Set exercise: Without the images, write out the whole listing exactly.

** Start **

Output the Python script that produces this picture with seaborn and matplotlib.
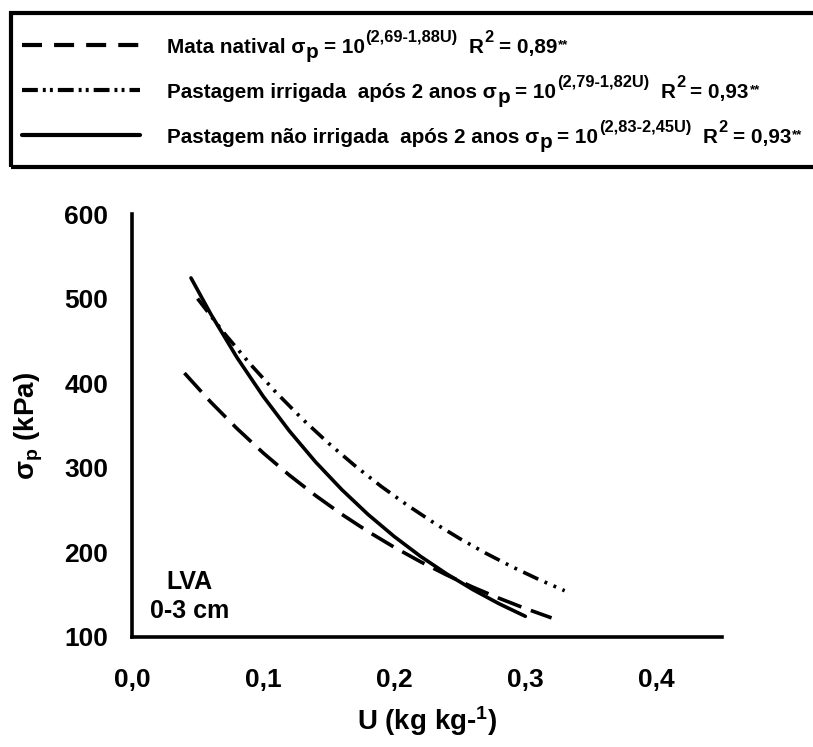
import numpy as np
import pandas as pd
import matplotlib
matplotlib.use('Agg')
from matplotlib import pyplot as plt
from matplotlib import ticker as ticker
from matplotlib.lines import Line2D
from matplotlib.patches import Rectangle
from matplotlib.transforms import IdentityTransform
import seaborn as sns

sns.set_style('white')
plt.rcParams['font.family'] = ['Liberation Sans', 'DejaVu Sans']
plt.rcParams['font.weight'] = 'bold'
plt.rcParams['mathtext.default'] = 'regular'
plt.rcParams['text.color'] = 'black'
plt.rcParams['axes.labelcolor'] = 'black'
plt.rcParams['xtick.color'] = 'black'
plt.rcParams['ytick.color'] = 'black'

# curves (U in kg/kg, sigma_p in kPa)
u_mata = [0.04, 0.06, 0.08, 0.10, 0.12, 0.14, 0.16, 0.18, 0.20, 0.22, 0.24, 0.26, 0.28, 0.30, 0.32]
sp_mata = [412.0, 377.8, 346.5, 317.7, 291.3, 267.2, 245.0, 224.7, 206.1, 189.0, 173.3, 158.9, 145.8, 133.7, 122.6]

u_irrig = [0.05, 0.07, 0.09, 0.11, 0.13, 0.15, 0.17, 0.19, 0.21, 0.23, 0.25, 0.27, 0.29, 0.31, 0.33]
sp_irrig = [500.0, 459.7, 422.9, 388.9, 357.6, 328.9, 302.5, 278.1, 255.8, 235.2, 216.3, 198.9, 182.9, 168.2, 154.7]

u_nirrig = [0.045, 0.06, 0.08, 0.10, 0.12, 0.14, 0.16, 0.18, 0.20, 0.22, 0.24, 0.26, 0.28, 0.30]
sp_nirrig = [524.4, 482.0, 430.5, 384.6, 343.6, 306.9, 274.2, 244.9, 218.8, 195.4, 174.6, 156.0, 139.3, 124.5]

names = ['Mata natival', 'Pastagem irrigada  após 2 anos', 'Pastagem não irrigada  após 2 anos']
eq_a = ['2,69', '2,79', '2,83']
eq_b = ['1,88', '1,82', '2,45']
r2 = ['0,89', '0,93', '0,93']

df = pd.concat([
    pd.DataFrame({'U': u_mata, 'sp': sp_mata, 'trat': names[0]}),
    pd.DataFrame({'U': u_irrig, 'sp': sp_irrig, 'trat': names[1]}),
    pd.DataFrame({'U': u_nirrig, 'sp': sp_nirrig, 'trat': names[2]}),
])

W, H = 813, 747
fig = plt.figure(figsize=(W / 100, H / 100), dpi=100)
ax = fig.add_axes([132 / W, 1 - 637 / H, (722 - 132) / W, (637 - 214) / H])

dash_plot = {names[0]: (7.0, 2.8), names[1]: (4.6, 1.9, 0.8, 1.9, 0.8, 1.9), names[2]: ''}
sns.lineplot(data=df, x='U', y='sp', style='trat', style_order=names, dashes=dash_plot,
             color='black', linewidth=2.6, legend=False, estimator=None, sort=False, ax=ax)

ax.set(xlim=(0, 0.45), ylim=(100, 600))
ax.xaxis.set_major_locator(ticker.MultipleLocator(0.1))
ax.xaxis.set_major_formatter(ticker.FuncFormatter(lambda v, p: f'{v:.1f}'.replace('.', ',')))
ax.yaxis.set_major_locator(ticker.MultipleLocator(100))
ax.yaxis.set_major_formatter(ticker.FuncFormatter(lambda v, p: f'{v:.0f}'))
sns.despine(ax=ax)
for s in ['left', 'bottom']:
    ax.spines[s].set_linewidth(2.6)
    ax.spines[s].set_color('black')
ax.tick_params(axis='x', direction='out', length=5, width=1, color='#444444', pad=17, labelsize=19)
ax.tick_params(axis='y', direction='out', length=5, width=1, color='#444444', pad=12, labelsize=19)
ax.set_xlabel('U (kg kg-$^{1}$)', fontsize=20, fontweight='bold', labelpad=9)
ax.set_ylabel('σ$_{p}$ (kPa)', fontsize=20, fontweight='bold', labelpad=14)

ax.text(0.098, 0.13, 'LVA', transform=ax.transAxes, ha='center', va='center', fontsize=18, fontweight='bold')
ax.text(0.098, 0.062, '0-3 cm', transform=ax.transAxes, ha='center', va='center', fontsize=18, fontweight='bold')

# legend box drawn by hand (runs past the right edge like the original)
fig.add_artist(Rectangle((11 / W, 1 - 167 / H), 1.2, (167 - 13) / H, transform=fig.transFigure,
                         fill=False, edgecolor='black', linewidth=3, clip_on=False))

dash_leg = [(4.8, 2.9), (3.8, 1.2, 0.7, 1.0, 0.7, 1.2), None]
row_y = [45, 90, 135]
renderer = fig.canvas.get_renderer()
fs = 14.9
fs_sup = 11.8
for i in range(3):
    y = H - row_y[i]
    ln = Line2D([22, 140], [y, y], transform=IdentityTransform(), color='black', linewidth=3)
    if dash_leg[i] is not None:
        ln.set_dashes(dash_leg[i])
    fig.add_artist(ln)

    pieces = [(names[i] + ' σ', 0, fs, 0), ('p', -5, fs, 0.5), ('= 10', 0, fs, 5),
              ('(' + eq_a[i] + '-' + eq_b[i] + 'U)', 11, fs_sup, 1), ('R', 0, fs, 11),
              ('2', 11, fs_sup, 1), ('= ' + r2[i], 0, fs, 5), ('**', 5, 9.5, 1)]
    x = 167
    base = y - 8
    for txt, dy, size, gap in pieces:
        x += gap
        t = fig.text(x, base + dy, txt, transform=IdentityTransform(), fontsize=size,
                     fontweight='bold', ha='left', va='baseline')
        x = t.get_window_extent(renderer).x1

fig.savefig('out.png', dpi=100)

** End **

Answer to the problem:
Output the Python script that produces this picture with seaborn and matplotlib.
import numpy as np
import pandas as pd
import matplotlib
matplotlib.use('Agg')
from matplotlib import pyplot as plt
from matplotlib import ticker as ticker
from matplotlib.lines import Line2D
from matplotlib.patches import Rectangle
from matplotlib.transforms import IdentityTransform
import seaborn as sns

sns.set_style('white')
plt.rcParams['font.family'] = ['Liberation Sans', 'DejaVu Sans']
plt.rcParams['font.weight'] = 'bold'
plt.rcParams['mathtext.default'] = 'regular'
plt.rcParams['text.color'] = 'black'
plt.rcParams['axes.labelcolor'] = 'black'
plt.rcParams['xtick.color'] = 'black'
plt.rcParams['ytick.color'] = 'black'

# curves (U in kg/kg, sigma_p in kPa)
u_mata = [0.04, 0.06, 0.08, 0.10, 0.12, 0.14, 0.16, 0.18, 0.20, 0.22, 0.24, 0.26, 0.28, 0.30, 0.32]
sp_mata = [412.0, 377.8, 346.5, 317.7, 291.3, 267.2, 245.0, 224.7, 206.1, 189.0, 173.3, 158.9, 145.8, 133.7, 122.6]

u_irrig = [0.05, 0.07, 0.09, 0.11, 0.13, 0.15, 0.17, 0.19, 0.21, 0.23, 0.25, 0.27, 0.29, 0.31, 0.33]
sp_irrig = [500.0, 459.7, 422.9, 388.9, 357.6, 328.9, 302.5, 278.1, 255.8, 235.2, 216.3, 198.9, 182.9, 168.2, 154.7]

u_nirrig = [0.045, 0.06, 0.08, 0.10, 0.12, 0.14, 0.16, 0.18, 0.20, 0.22, 0.24, 0.26, 0.28, 0.30]
sp_nirrig = [524.4, 482.0, 430.5, 384.6, 343.6, 306.9, 274.2, 244.9, 218.8, 195.4, 174.6, 156.0, 139.3, 124.5]

names = ['Mata natival', 'Pastagem irrigada  após 2 anos', 'Pastagem não irrigada  após 2 anos']
eq_a = ['2,69', '2,79', '2,83']
eq_b = ['1,88', '1,82', '2,45']
r2 = ['0,89', '0,93', '0,93']

df = pd.concat([
    pd.DataFrame({'U': u_mata, 'sp': sp_mata, 'trat': names[0]}),
    pd.DataFrame({'U': u_irrig, 'sp': sp_irrig, 'trat': names[1]}),
    pd.DataFrame({'U': u_nirrig, 'sp': sp_nirrig, 'trat': names[2]}),
])

W, H = 813, 747
fig = plt.figure(figsize=(W / 100, H / 100), dpi=100)
ax = fig.add_axes([132 / W, 1 - 637 / H, (722 - 132) / W, (637 - 214) / H])

dash_plot = {names[0]: (7.0, 2.8), names[1]: (4.6, 1.9, 0.8, 1.9, 0.8, 1.9), names[2]: ''}
sns.lineplot(data=df, x='U', y='sp', style='trat', style_order=names, dashes=dash_plot,
             color='black', linewidth=2.6, legend=False, estimator=None, sort=False, ax=ax)

ax.set(xlim=(0, 0.45), ylim=(100, 600))
ax.xaxis.set_major_locator(ticker.MultipleLocator(0.1))
ax.xaxis.set_major_formatter(ticker.FuncFormatter(lambda v, p: f'{v:.1f}'.replace('.', ',')))
ax.yaxis.set_major_locator(ticker.MultipleLocator(100))
ax.yaxis.set_major_formatter(ticker.FuncFormatter(lambda v, p: f'{v:.0f}'))
sns.despine(ax=ax)
for s in ['left', 'bottom']:
    ax.spines[s].set_linewidth(2.6)
    ax.spines[s].set_color('black')
ax.tick_params(axis='x', direction='out', length=5, width=1, color='#444444', pad=17, labelsize=19)
ax.tick_params(axis='y', direction='out', length=5, width=1, color='#444444', pad=12, labelsize=19)
ax.set_xlabel('U (kg kg-$^{1}$)', fontsize=20, fontweight='bold', labelpad=9)
ax.set_ylabel('σ$_{p}$ (kPa)', fontsize=20, fontweight='bold', labelpad=14)

ax.text(0.098, 0.13, 'LVA', transform=ax.transAxes, ha='center', va='center', fontsize=18, fontweight='bold')
ax.text(0.098, 0.062, '0-3 cm', transform=ax.transAxes, ha='center', va='center', fontsize=18, fontweight='bold')

# legend box drawn by hand (runs past the right edge like the original)
fig.add_artist(Rectangle((11 / W, 1 - 167 / H), 1.2, (167 - 13) / H, transform=fig.transFigure,
                         fill=False, edgecolor='black', linewidth=3, clip_on=False))

dash_leg = [(4.8, 2.9), (3.8, 1.2, 0.7, 1.0, 0.7, 1.2), None]
row_y = [45, 90, 135]
renderer = fig.canvas.get_renderer()
fs = 14.9
fs_sup = 11.8
for i in range(3):
    y = H - row_y[i]
    ln = Line2D([22, 140], [y, y], transform=IdentityTransform(), color='black', linewidth=3)
    if dash_leg[i] is not None:
        ln.set_dashes(dash_leg[i])
    fig.add_artist(ln)

    pieces = [(names[i] + ' σ', 0, fs, 0), ('p', -5, fs, 0.5), ('= 10', 0, fs, 5),
              ('(' + eq_a[i] + '-' + eq_b[i] + 'U)', 11, fs_sup, 1), ('R', 0, fs, 11),
              ('2', 11, fs_sup, 1), ('= ' + r2[i], 0, fs, 5), ('**', 5, 9.5, 1)]
    x = 167
    base = y - 8
    for txt, dy, size, gap in pieces:
        x += gap
        t = fig.text(x, base + dy, txt, transform=IdentityTransform(), fontsize=size,
                     fontweight='bold', ha='left', va='baseline')
        x = t.get_window_extent(renderer).x1

fig.savefig('out.png', dpi=100)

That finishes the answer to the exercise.